• _Description of the task_: Identify every line containing the word "this" and reproduce each one.
* Begin *
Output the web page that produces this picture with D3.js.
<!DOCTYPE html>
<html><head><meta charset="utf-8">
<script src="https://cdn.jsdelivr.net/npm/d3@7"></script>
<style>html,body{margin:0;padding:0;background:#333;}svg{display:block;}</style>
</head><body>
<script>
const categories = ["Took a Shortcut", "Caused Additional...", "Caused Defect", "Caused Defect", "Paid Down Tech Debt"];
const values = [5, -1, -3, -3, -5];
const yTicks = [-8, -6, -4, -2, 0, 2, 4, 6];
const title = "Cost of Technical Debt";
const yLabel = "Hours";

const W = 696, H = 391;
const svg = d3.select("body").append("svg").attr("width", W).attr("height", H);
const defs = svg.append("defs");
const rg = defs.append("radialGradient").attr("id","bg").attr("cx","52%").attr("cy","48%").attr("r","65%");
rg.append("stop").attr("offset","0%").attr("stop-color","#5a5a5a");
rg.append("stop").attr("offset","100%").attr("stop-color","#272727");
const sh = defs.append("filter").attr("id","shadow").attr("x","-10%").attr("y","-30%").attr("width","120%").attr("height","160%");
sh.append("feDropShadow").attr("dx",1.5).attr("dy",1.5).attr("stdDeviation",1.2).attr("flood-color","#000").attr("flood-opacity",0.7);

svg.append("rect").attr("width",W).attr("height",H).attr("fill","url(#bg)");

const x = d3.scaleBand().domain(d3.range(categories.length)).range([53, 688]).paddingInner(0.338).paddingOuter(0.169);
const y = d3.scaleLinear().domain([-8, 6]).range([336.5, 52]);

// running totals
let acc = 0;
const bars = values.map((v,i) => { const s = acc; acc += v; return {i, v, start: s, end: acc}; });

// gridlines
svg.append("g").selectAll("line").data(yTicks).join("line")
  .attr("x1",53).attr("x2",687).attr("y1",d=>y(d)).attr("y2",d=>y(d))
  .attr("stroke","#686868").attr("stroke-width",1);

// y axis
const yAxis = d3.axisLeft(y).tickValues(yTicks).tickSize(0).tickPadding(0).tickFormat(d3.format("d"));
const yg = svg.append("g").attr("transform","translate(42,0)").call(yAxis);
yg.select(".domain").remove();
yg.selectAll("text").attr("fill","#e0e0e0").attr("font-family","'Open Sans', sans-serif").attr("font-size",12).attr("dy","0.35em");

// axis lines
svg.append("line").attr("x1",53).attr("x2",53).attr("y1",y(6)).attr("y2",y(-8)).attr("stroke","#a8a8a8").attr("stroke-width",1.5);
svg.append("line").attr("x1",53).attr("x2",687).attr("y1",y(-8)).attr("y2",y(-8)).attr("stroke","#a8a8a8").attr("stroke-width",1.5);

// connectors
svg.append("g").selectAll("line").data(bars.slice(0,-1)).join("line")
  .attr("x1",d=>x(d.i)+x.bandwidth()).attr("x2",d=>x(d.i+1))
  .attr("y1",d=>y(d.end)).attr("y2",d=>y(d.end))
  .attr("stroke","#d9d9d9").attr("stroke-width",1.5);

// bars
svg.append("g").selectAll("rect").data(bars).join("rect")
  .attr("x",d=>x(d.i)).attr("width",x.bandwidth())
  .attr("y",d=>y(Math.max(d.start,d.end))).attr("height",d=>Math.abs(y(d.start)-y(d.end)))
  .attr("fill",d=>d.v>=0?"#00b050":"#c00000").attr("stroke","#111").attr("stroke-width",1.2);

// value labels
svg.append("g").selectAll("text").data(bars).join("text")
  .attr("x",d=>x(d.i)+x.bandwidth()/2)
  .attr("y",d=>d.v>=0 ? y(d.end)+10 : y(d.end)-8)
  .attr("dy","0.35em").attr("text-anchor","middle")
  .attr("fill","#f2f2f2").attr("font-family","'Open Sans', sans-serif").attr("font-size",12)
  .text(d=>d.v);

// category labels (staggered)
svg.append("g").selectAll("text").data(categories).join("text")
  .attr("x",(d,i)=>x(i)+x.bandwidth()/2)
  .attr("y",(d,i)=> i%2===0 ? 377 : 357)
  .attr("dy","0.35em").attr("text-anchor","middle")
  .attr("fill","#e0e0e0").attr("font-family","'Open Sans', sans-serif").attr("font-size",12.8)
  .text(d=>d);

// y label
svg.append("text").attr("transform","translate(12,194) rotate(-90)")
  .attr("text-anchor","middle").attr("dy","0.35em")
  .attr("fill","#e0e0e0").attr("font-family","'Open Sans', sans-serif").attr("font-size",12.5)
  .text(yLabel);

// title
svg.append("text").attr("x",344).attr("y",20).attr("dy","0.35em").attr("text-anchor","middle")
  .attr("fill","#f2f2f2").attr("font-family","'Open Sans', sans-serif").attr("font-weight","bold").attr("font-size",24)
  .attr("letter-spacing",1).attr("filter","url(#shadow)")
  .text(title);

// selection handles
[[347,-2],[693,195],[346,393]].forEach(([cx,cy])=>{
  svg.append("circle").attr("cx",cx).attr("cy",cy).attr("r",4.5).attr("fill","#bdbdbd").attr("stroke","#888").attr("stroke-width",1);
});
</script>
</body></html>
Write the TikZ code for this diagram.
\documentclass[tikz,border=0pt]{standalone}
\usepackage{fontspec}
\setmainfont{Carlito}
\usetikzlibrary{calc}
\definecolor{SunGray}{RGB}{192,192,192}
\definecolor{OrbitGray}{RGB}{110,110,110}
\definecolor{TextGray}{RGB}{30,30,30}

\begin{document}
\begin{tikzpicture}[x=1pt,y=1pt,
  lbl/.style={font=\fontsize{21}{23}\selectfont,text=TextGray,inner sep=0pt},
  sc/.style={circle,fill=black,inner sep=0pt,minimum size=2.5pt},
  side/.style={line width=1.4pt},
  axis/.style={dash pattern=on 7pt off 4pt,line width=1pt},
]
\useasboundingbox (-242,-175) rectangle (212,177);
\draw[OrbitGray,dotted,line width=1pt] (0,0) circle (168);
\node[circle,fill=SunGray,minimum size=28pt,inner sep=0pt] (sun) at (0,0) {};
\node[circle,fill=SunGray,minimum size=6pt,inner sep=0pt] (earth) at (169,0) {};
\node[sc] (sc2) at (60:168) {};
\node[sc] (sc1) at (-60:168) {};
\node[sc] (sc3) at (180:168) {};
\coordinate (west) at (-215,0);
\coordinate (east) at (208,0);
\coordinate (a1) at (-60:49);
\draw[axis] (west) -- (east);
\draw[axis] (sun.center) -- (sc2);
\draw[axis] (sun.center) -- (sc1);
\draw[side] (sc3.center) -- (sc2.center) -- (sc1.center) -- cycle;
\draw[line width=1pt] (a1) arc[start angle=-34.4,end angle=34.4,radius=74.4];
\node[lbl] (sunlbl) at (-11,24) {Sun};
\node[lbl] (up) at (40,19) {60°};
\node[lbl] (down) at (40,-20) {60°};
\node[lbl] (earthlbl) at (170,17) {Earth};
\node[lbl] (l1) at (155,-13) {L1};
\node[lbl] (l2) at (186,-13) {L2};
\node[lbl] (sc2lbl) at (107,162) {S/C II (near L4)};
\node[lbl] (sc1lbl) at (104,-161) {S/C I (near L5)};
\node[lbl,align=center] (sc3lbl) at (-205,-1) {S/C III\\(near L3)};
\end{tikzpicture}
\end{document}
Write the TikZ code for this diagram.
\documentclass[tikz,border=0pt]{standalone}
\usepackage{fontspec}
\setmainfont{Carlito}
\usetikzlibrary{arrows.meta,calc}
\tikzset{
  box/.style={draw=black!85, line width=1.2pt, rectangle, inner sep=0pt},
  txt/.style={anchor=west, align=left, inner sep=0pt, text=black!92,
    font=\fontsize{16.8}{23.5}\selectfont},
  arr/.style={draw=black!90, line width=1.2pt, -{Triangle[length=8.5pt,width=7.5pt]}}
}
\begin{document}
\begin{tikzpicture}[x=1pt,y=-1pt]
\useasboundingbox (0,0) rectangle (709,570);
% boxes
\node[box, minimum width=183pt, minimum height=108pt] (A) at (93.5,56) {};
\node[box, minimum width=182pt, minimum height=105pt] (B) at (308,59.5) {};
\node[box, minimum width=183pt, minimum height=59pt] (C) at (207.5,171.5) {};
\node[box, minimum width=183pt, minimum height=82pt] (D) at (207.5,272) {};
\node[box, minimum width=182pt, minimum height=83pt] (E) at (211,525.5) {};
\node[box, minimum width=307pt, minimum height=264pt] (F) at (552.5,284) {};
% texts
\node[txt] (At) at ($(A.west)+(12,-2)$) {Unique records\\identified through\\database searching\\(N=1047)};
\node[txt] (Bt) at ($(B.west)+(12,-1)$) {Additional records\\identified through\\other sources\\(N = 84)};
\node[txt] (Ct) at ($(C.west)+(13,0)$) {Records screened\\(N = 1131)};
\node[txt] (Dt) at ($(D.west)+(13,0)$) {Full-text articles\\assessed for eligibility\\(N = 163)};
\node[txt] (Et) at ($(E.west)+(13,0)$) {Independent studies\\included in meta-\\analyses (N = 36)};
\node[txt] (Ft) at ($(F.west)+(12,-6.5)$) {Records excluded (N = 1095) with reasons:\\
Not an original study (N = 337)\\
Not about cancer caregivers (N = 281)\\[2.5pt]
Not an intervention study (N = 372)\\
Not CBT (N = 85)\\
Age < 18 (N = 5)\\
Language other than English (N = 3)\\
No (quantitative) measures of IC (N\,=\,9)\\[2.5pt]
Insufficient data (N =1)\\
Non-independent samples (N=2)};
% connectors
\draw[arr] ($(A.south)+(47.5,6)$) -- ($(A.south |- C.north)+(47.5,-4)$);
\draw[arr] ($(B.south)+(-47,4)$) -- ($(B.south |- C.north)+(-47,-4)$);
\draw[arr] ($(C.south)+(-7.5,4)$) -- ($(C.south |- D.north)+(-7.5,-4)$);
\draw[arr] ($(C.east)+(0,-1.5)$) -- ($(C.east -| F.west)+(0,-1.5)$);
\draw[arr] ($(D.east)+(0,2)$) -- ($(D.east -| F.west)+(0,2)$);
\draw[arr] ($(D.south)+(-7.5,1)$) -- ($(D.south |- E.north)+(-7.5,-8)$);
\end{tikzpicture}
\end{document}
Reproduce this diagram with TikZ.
* End *
• _Written response_:
Output the web page that produces this picture with D3.js.
Write the TikZ code for this diagram.
Write the TikZ code for this diagram.
Reproduce this diagram with TikZ.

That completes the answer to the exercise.